EXERCISE OBJECTIVE :: Each line below should be retyped exactly, with no pictures.
○ ○ ○ ○
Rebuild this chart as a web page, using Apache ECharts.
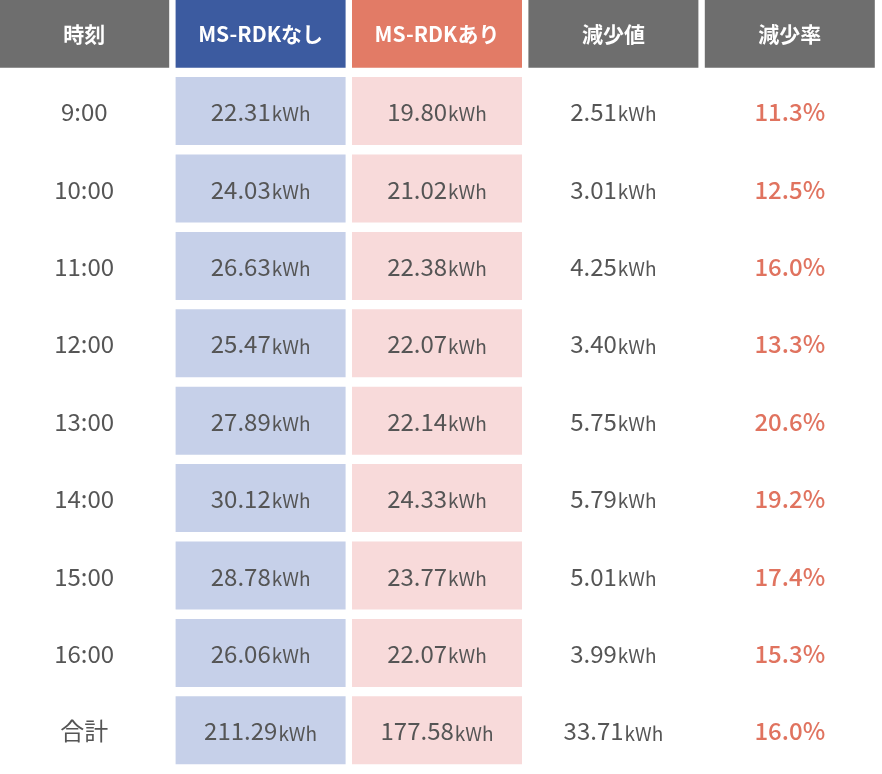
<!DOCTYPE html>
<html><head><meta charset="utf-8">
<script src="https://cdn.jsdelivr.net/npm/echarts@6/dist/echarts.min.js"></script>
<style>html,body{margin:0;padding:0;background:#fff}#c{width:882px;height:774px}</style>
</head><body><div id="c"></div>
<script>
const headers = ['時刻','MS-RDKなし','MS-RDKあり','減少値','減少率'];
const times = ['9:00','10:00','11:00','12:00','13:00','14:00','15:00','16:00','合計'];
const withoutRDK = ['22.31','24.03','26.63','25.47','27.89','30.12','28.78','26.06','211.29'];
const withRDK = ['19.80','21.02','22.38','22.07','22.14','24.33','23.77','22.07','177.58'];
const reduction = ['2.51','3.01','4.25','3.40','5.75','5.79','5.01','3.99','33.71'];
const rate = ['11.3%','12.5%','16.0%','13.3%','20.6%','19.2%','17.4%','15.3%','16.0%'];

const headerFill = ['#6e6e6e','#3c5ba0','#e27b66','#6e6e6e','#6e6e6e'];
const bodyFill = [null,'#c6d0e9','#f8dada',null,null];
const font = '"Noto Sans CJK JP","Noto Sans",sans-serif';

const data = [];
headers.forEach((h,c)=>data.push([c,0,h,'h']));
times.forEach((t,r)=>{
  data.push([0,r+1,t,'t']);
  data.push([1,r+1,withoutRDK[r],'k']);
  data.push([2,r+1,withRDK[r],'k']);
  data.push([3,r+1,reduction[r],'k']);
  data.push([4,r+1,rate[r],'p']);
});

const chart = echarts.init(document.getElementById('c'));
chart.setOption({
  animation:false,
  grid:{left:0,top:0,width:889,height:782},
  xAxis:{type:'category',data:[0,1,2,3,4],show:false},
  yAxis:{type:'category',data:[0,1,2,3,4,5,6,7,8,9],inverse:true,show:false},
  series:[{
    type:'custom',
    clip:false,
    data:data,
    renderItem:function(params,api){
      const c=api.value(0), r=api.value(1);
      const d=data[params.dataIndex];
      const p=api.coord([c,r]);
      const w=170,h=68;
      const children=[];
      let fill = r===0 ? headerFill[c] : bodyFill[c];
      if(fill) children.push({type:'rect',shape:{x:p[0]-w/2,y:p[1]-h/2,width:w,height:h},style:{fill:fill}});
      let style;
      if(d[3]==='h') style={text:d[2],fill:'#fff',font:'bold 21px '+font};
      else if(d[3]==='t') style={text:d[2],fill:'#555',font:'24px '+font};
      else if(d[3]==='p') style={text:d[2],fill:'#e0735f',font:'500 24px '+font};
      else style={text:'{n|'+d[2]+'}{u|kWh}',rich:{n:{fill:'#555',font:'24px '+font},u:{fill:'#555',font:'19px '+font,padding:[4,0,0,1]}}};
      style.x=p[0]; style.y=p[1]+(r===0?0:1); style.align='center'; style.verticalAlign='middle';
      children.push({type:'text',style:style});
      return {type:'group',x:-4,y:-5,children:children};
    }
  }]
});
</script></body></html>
○ ○ ○ ○
RESPONSE TO THIS TASK ::
Rebuild this chart as a web page, using Apache ECharts.
<!DOCTYPE html>
<html><head><meta charset="utf-8">
<script src="https://cdn.jsdelivr.net/npm/echarts@6/dist/echarts.min.js"></script>
<style>html,body{margin:0;padding:0;background:#fff}#c{width:882px;height:774px}</style>
</head><body><div id="c"></div>
<script>
const headers = ['時刻','MS-RDKなし','MS-RDKあり','減少値','減少率'];
const times = ['9:00','10:00','11:00','12:00','13:00','14:00','15:00','16:00','合計'];
const withoutRDK = ['22.31','24.03','26.63','25.47','27.89','30.12','28.78','26.06','211.29'];
const withRDK = ['19.80','21.02','22.38','22.07','22.14','24.33','23.77','22.07','177.58'];
const reduction = ['2.51','3.01','4.25','3.40','5.75','5.79','5.01','3.99','33.71'];
const rate = ['11.3%','12.5%','16.0%','13.3%','20.6%','19.2%','17.4%','15.3%','16.0%'];

const headerFill = ['#6e6e6e','#3c5ba0','#e27b66','#6e6e6e','#6e6e6e'];
const bodyFill = [null,'#c6d0e9','#f8dada',null,null];
const font = '"Noto Sans CJK JP","Noto Sans",sans-serif';

const data = [];
headers.forEach((h,c)=>data.push([c,0,h,'h']));
times.forEach((t,r)=>{
  data.push([0,r+1,t,'t']);
  data.push([1,r+1,withoutRDK[r],'k']);
  data.push([2,r+1,withRDK[r],'k']);
  data.push([3,r+1,reduction[r],'k']);
  data.push([4,r+1,rate[r],'p']);
});

const chart = echarts.init(document.getElementById('c'));
chart.setOption({
  animation:false,
  grid:{left:0,top:0,width:889,height:782},
  xAxis:{type:'category',data:[0,1,2,3,4],show:false},
  yAxis:{type:'category',data:[0,1,2,3,4,5,6,7,8,9],inverse:true,show:false},
  series:[{
    type:'custom',
    clip:false,
    data:data,
    renderItem:function(params,api){
      const c=api.value(0), r=api.value(1);
      const d=data[params.dataIndex];
      const p=api.coord([c,r]);
      const w=170,h=68;
      const children=[];
      let fill = r===0 ? headerFill[c] : bodyFill[c];
      if(fill) children.push({type:'rect',shape:{x:p[0]-w/2,y:p[1]-h/2,width:w,height:h},style:{fill:fill}});
      let style;
      if(d[3]==='h') style={text:d[2],fill:'#fff',font:'bold 21px '+font};
      else if(d[3]==='t') style={text:d[2],fill:'#555',font:'24px '+font};
      else if(d[3]==='p') style={text:d[2],fill:'#e0735f',font:'500 24px '+font};
      else style={text:'{n|'+d[2]+'}{u|kWh}',rich:{n:{fill:'#555',font:'24px '+font},u:{fill:'#555',font:'19px '+font,padding:[4,0,0,1]}}};
      style.x=p[0]; style.y=p[1]+(r===0?0:1); style.align='center'; style.verticalAlign='middle';
      children.push({type:'text',style:style});
      return {type:'group',x:-4,y:-5,children:children};
    }
  }]
});
</script></body></html>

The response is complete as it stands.